The trap of comparison
As organizations embark on valuing the impact they are creating, there is the temptation to wonder how their SROI ratio will compare with other organizations in their sector or region. However, the ratio in absence of the story of change is a meaningless piece of information and only one factor in understanding value created. Social agencies are not the only ones guilty of sliding into this trap.
The seemingly objective information provided by an SROI ratio is also attractive to funders who ask, “Can I use this to pick the best organization to invest in?”
Why can’t we compare ratios?
Results of an SROI analysis for seemingly identical programs could vary because of a number of factors, including geographical region, the positioning of a program in terms of prevention or intervention, how participants are screened, and the organizational context in which the program takes place.
Geographical location. If identical programs are implemented in two different geographical locations, the value created could vary based on access to resources. For example, programs in rural and remote communities may get a higher ratio than those in urban centres because the services are more expensive to run, and therefore, a greater cost for re-allocating value would be considered in the SROI calculation. This does not mean that the program is more effective at achieving outcomes, or that the individuals it serves are at greater risk, but could merely be a reflection of the value of services in that area.
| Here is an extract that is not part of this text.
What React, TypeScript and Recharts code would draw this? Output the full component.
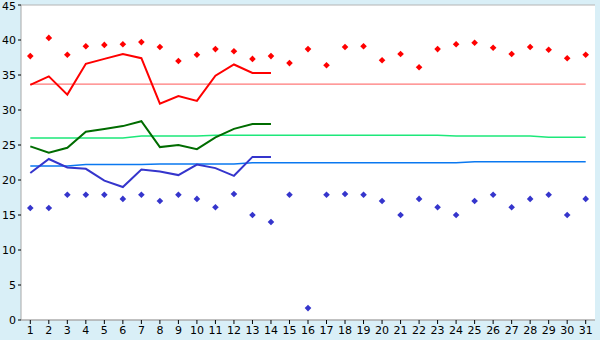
import {
  ComposedChart, Line, XAxis, YAxis, CartesianGrid,
} from 'recharts'

const days = Array.from({ length: 31 }, (_, i) => i + 1)

// daily max / min readings (diamonds)
const maxTemps = [
  37.7, 40.3, 37.9, 39.1, 39.3, 39.4, 39.7, 39.0, 37.0, 37.9,
  38.7, 38.4, 37.3, 37.7, 36.7, 38.7, 36.4, 39.0, 39.1, 37.1,
  38.0, 36.1, 38.7, 39.4, 39.6, 38.9, 38.0, 39.0, 38.6, 37.4, 37.9,
]
const minTemps = [
  16.0, 16.0, 17.9, 17.9, 17.9, 17.3, 17.9, 17.0, 17.9, 17.3,
  16.1, 18.0, 15.0, 14.0, 17.9, 1.7, 17.9, 18.0, 17.9, 17.0,
  15.0, 17.3, 16.1, 15.0, 17.0, 17.9, 16.1, 17.3, 17.9, 15.0, 17.3,
]

// this year's curves (first 14 days)
const highLine = [33.6, 34.8, 32.2, 36.6, 37.3, 38.0, 37.4, 30.9, 32.0, 31.3, 34.9, 36.5, 35.3, 35.3]
const meanLine = [24.8, 23.9, 24.6, 26.9, 27.3, 27.7, 28.4, 24.7, 25.0, 24.4, 26.1, 27.3, 28.0, 28.0]
const lowLine = [21.0, 23.0, 21.8, 21.6, 19.9, 19.0, 21.5, 21.2, 20.7, 22.2, 21.7, 20.6, 23.3, 23.3]

// long-term normals
const highNorm = Array(31).fill(33.7)
const meanNorm = [
  26.0, 26.0, 26.0, 26.0, 26.0, 26.0, 26.3, 26.3, 26.3, 26.3,
  26.4, 26.4, 26.4, 26.4, 26.4, 26.4, 26.4, 26.4, 26.4, 26.4,
  26.4, 26.4, 26.4, 26.3, 26.3, 26.3, 26.3, 26.3, 26.1, 26.1, 26.1,
]
const lowNorm = [
  22.0, 22.0, 22.0, 22.2, 22.2, 22.2, 22.2, 22.3, 22.3, 22.3,
  22.3, 22.3, 22.45, 22.45, 22.45, 22.45, 22.45, 22.45, 22.45, 22.45,
  22.45, 22.45, 22.45, 22.45, 22.6, 22.6, 22.6, 22.6, 22.6, 22.6, 22.6,
]

const yTicks = [0, 5, 10, 15, 20, 25, 30, 35, 40, 45]

const data = days.map((d, i) => ({
  day: d,
  max: maxTemps[i],
  min: minTemps[i],
  high: highLine[i],
  mean: meanLine[i],
  low: lowLine[i],
  highN: highNorm[i],
  meanN: meanNorm[i],
  lowN: lowNorm[i],
}))

const Diamond = (color: string) => (props: any) => {
  const { cx, cy } = props
  if (cx == null || cy == null) return <g />
  const r = 3.3
  return (
    <path
      d={`M${cx},${cy - r}L${cx + r},${cy}L${cx},${cy + r}L${cx - r},${cy}Z`}
      fill={color}
    />
  )
}

const axisGray = '#a8a8a8'
const tickStyle = { fill: '#000', fontSize: 11, fontFamily: 'DejaVu Sans, sans-serif' }

export default function App() {
  return (
    <div style={{ position: 'absolute', left: 0, top: 0, width: 600, height: 340, background: '#d9eff7' }}>
      <ComposedChart width={600} height={340} data={data} margin={{ top: 5, right: 5, bottom: 0, left: 0 }}>
        <CartesianGrid vertical={false} stroke="#b4b4b4" fill="#fff" />
        <XAxis
          dataKey="day"
          scale="point"
          interval={0}
          padding={{ left: 9.3, right: 9.3 }}
          height={20}
          tick={tickStyle}
          tickSize={4}
          stroke={axisGray}
          tickLine={{ stroke: '#000' }}
        />
        <YAxis
          yAxisId="l"
          domain={[0, 45]}
          ticks={yTicks}
          width={21}
          tick={tickStyle}
          tickSize={3}
          stroke={axisGray}
          tickLine={{ stroke: '#000' }}
        />
        <YAxis
          yAxisId="r"
          orientation="right"
          domain={[0, 45]}
          ticks={yTicks}
          width={0}
          tick={false}
          tickLine={false}
          stroke={axisGray}
        />
        <Line yAxisId="l" dataKey="highN" stroke="#ff7878" strokeWidth={1.2} dot={false} isAnimationActive={false} />
        <Line yAxisId="l" dataKey="meanN" stroke="#1de87a" strokeWidth={1.5} dot={false} isAnimationActive={false} />
        <Line yAxisId="l" dataKey="lowN" stroke="#0a78f0" strokeWidth={1.5} dot={false} isAnimationActive={false} />
        <Line yAxisId="l" dataKey="high" stroke="#f00" strokeWidth={2} dot={false} isAnimationActive={false} />
        <Line yAxisId="l" dataKey="mean" stroke="#006c00" strokeWidth={2} dot={false} isAnimationActive={false} />
        <Line yAxisId="l" dataKey="low" stroke="#3535cc" strokeWidth={2} dot={false} isAnimationActive={false} />
        <Line yAxisId="l" dataKey="max" stroke="none" dot={Diamond('#f00')} activeDot={false} isAnimationActive={false} />
        <Line yAxisId="l" dataKey="min" stroke="none" dot={Diamond('#3535cc')} activeDot={false} isAnimationActive={false} />
      </ComposedChart>
    </div>
  )
}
Timing of the intervention for participants. A program that targets a specific group of individuals who are at high risk of becoming deeply entrenched in a negative spiral will have a very different ratio than a program that targets individuals who have already become entrenched. SROIs on four different programs facilitated by one organization that supports individuals experiencing homelessness across a continuum provide a great example of this point.
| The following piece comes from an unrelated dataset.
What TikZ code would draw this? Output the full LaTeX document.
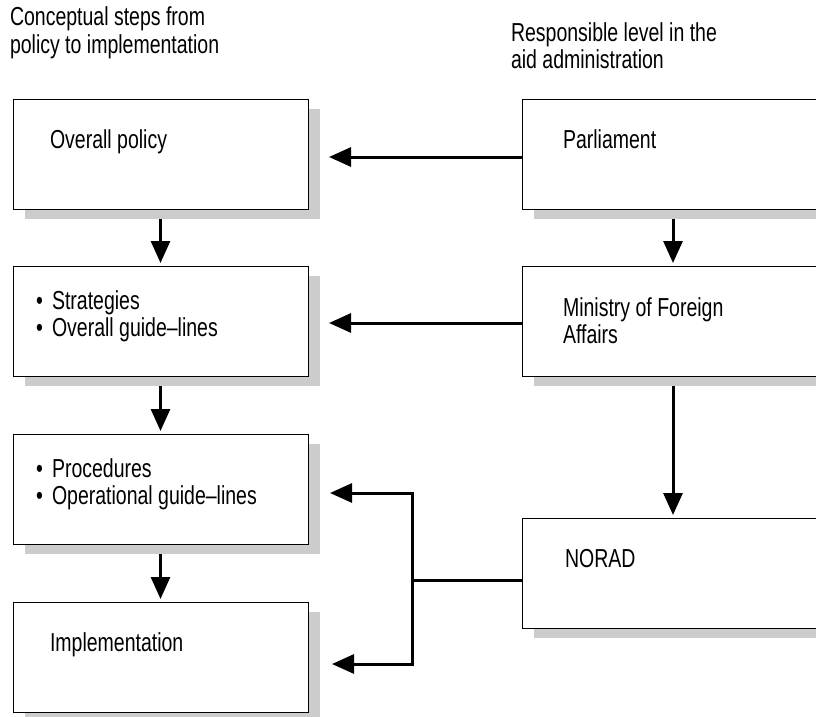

The program that addressed youth homelessness created the most social value compared to the program that supported adults who experienced chronic homelessness. This is because of the greater potential for youth to change the trajectory of their lives. Although prevention of negative human experience creates a great deal of value for those who experience the change and for broader communities, interventions that support those who are already struggling continue to be of great concern. More importantly, addressing all of these issues is of value to Canadian society.
Participant selection. Some programs are focused on intervening with a select group of individuals who fit particular criteria, whereas other programs are broader in nature. For example, an SROI was completed on a sexual and relational health program targeted at grade nine boys in the public school system. Program participation is voluntary and the only requirement is that the boys show up and participate respectfully.
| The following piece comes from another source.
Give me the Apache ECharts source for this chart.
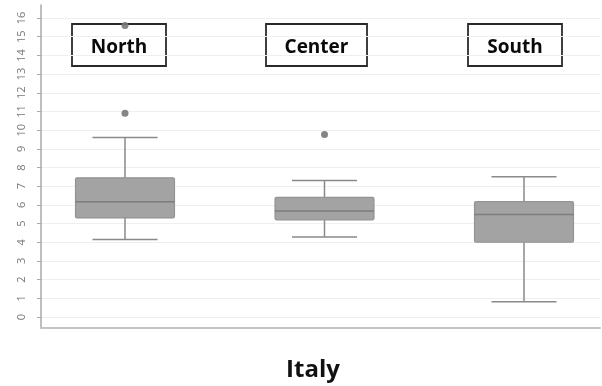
<!DOCTYPE html>
<html>
<head>
<meta charset="utf-8">
<script src="https://cdn.jsdelivr.net/npm/echarts@6/dist/echarts.min.js"></script>
<style>html,body{margin:0;padding:0;background:#fff}#c{width:602px;height:386px}</style>
</head>
<body>
<div id="c"></div>
<script>
// Data
const categories = ['North', 'Center', 'South'];
// [min, Q1, median, Q3, max]
const boxValues = [
  [4.15, 5.3, 6.17, 7.45, 9.6],
  [4.28, 5.2, 5.67, 6.4, 7.3],
  [0.82, 4.0, 5.49, 6.17, 7.5]
];
// outliers: [categoryIndex, value]
const outliers = [[0, 10.9], [0, 15.6], [1, 9.77]];
const yTicks = [0, 16];
const xTitle = 'Italy';

const chart = echarts.init(document.getElementById('c'), null, {renderer: 'canvas'});
const FONT = '"Open Sans", sans-serif';

function labelBox(cx, w, text) {
  return {
    type: 'group', z: 0,
    children: [
      {type: 'rect', shape: {x: cx - w / 2, y: 24, width: w, height: 42},
       style: {fill: '#fff', stroke: '#2a2a2a', lineWidth: 1.8}, z: 0},
      {type: 'text', x: cx, y: 48,
       style: {text: text, font: 'bold 19px ' + FONT, fill: '#0a0a0a', align: 'center', verticalAlign: 'middle'}, z: 1}
    ]
  };
}

const option = {
  animation: false,
  grid: [
    {left: 41, right: 2, top: 5, bottom: 58},
    {left: 41, right: 2, top: 18, bottom: 69},
    {left: 125, right: 78, top: 18, bottom: 69}
  ],
  xAxis: [
    {gridIndex: 0, type: 'value', min: 0, max: 1,
     axisLine: {show: true, onZero: false, lineStyle: {color: '#c4c4c4', width: 2}},
     axisTick: {show: false}, axisLabel: {show: false}, splitLine: {show: false}},
    {gridIndex: 1, type: 'value', min: 0, max: 1, show: false},
    {gridIndex: 2, type: 'category', data: categories, boundaryGap: false, show: false}
  ],
  yAxis: [
    {gridIndex: 0, type: 'value', min: -0.6, max: 16.7,
     axisLine: {show: true, onZero: false, lineStyle: {color: '#a8a8a8', width: 1.5}},
     axisTick: {show: false}, axisLabel: {show: false}, splitLine: {show: false}},
    {gridIndex: 1, type: 'value', min: yTicks[0], max: yTicks[1], interval: 1,
     axisLine: {show: false},
     axisTick: {show: true, length: 4, lineStyle: {color: '#aaa'}},
     axisLabel: {rotate: 90, fontSize: 11, color: '#777', margin: 14, fontFamily: FONT},
     splitLine: {show: true, lineStyle: {color: '#efefef', width: 1}}},
    {gridIndex: 2, type: 'value', min: yTicks[0], max: yTicks[1], show: false}
  ],
  graphic: [
    labelBox(119, 94, categories[0]),
    labelBox(316.5, 101, categories[1]),
    labelBox(515, 94, categories[2]),
    {type: 'text', x: 313, y: 370, z: 0,
     style: {text: xTitle, font: 'bold 24px ' + FONT, fill: '#111', align: 'center', verticalAlign: 'middle'}}
  ],
  series: [
    {
      type: 'custom', xAxisIndex: 2, yAxisIndex: 2, z: 3,
      data: boxValues.map((v, i) => [i].concat(v)),
      renderItem: function (params, api) {
        const i = api.value(0);
        const band = api.size([1, 0])[0];
        const bw = band * 0.496, cw = band * 0.326;
        const pMin = api.coord([i, api.value(1)]);
        const pQ1 = api.coord([i, api.value(2)]);
        const pMed = api.coord([i, api.value(3)]);
        const pQ3 = api.coord([i, api.value(4)]);
        const pMax = api.coord([i, api.value(5)]);
        const x = pMed[0];
        const ls = {stroke: '#8a8a8a', lineWidth: 1.5};
        return {
          type: 'group',
          children: [
            {type: 'line', shape: {x1: x, y1: pMax[1], x2: x, y2: pQ3[1]}, style: ls},
            {type: 'line', shape: {x1: x, y1: pQ1[1], x2: x, y2: pMin[1]}, style: ls},
            {type: 'line', shape: {x1: x - cw / 2, y1: pMax[1], x2: x + cw / 2, y2: pMax[1]}, style: ls},
            {type: 'line', shape: {x1: x - cw / 2, y1: pMin[1], x2: x + cw / 2, y2: pMin[1]}, style: ls},
            {type: 'rect', shape: {x: x - bw / 2, y: pQ3[1], width: bw, height: pQ1[1] - pQ3[1], r: 1.5},
             style: {fill: '#a3a3a3', stroke: '#939393', lineWidth: 1.2}},
            {type: 'line', shape: {x1: x - bw / 2, y1: pMed[1], x2: x + bw / 2, y2: pMed[1]},
             style: {stroke: '#7c7c7c', lineWidth: 1.5}}
          ]
        };
      }
    },
    {
      type: 'scatter', xAxisIndex: 2, yAxisIndex: 2, z: 5,
      data: outliers, symbolSize: 7,
      itemStyle: {color: '#787878', opacity: 0.9}
    }
  ]
};
chart.setOption(option);
</script>
</body>
</html>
An alternative program design is to target young men who have already demonstrated to be at risk of involvement in unhealthy relationships. This design would likely have a higher ratio, but by virtue of its intake criteria, may exclude those who would benefit from intervention but did not meet the admission criteria. Both programs benefit people in need of intervention, but have different ways of creating value.
Organizational Health. A high ratio may be a reflection of an effective program that is creating value, but it can also be indicative of an investment that is too low to support the sustainability of a program or organization. It is not uncommon for staff in the non-profit sector to be driven by a strong passion for the work they do.
In a social and political climate where there is more need than resources, staff and volunteers can overextend themselves leading to impressive outcomes in the short term but high rates of staff turnover as time goes on, resulting in lower ratios over the long term. Staff turnover may also impact the ratio of programs, as resources are funnelled from program delivery into training new staff. Once again, it is the story of change behind the numbers that tells the true tale of an SROI.
The bigger picture
Using the SROI methodology requires consultation with stakeholders (people and groups who experience change as a result of the program), a solid understanding of the social and political context, and the organizational culture that makes the program tick. The value that surfaces through this process is specific to the program in the community it serves and will be reflected in both the story and ratio of the SROI.
The risk in focusing on the ratio alone is only one part of the bigger story that needs to be told to progress our understanding of how these changes are created. What will you say the next time you are asked what your social return is?
Jenny Ofrim is an SROI & Evaluation Consultant at SiMPACT Strategy Group in Calgary, Alberta and is an Accredited SROI Practitioner. She can be contacted at firstname.lastname@example.org.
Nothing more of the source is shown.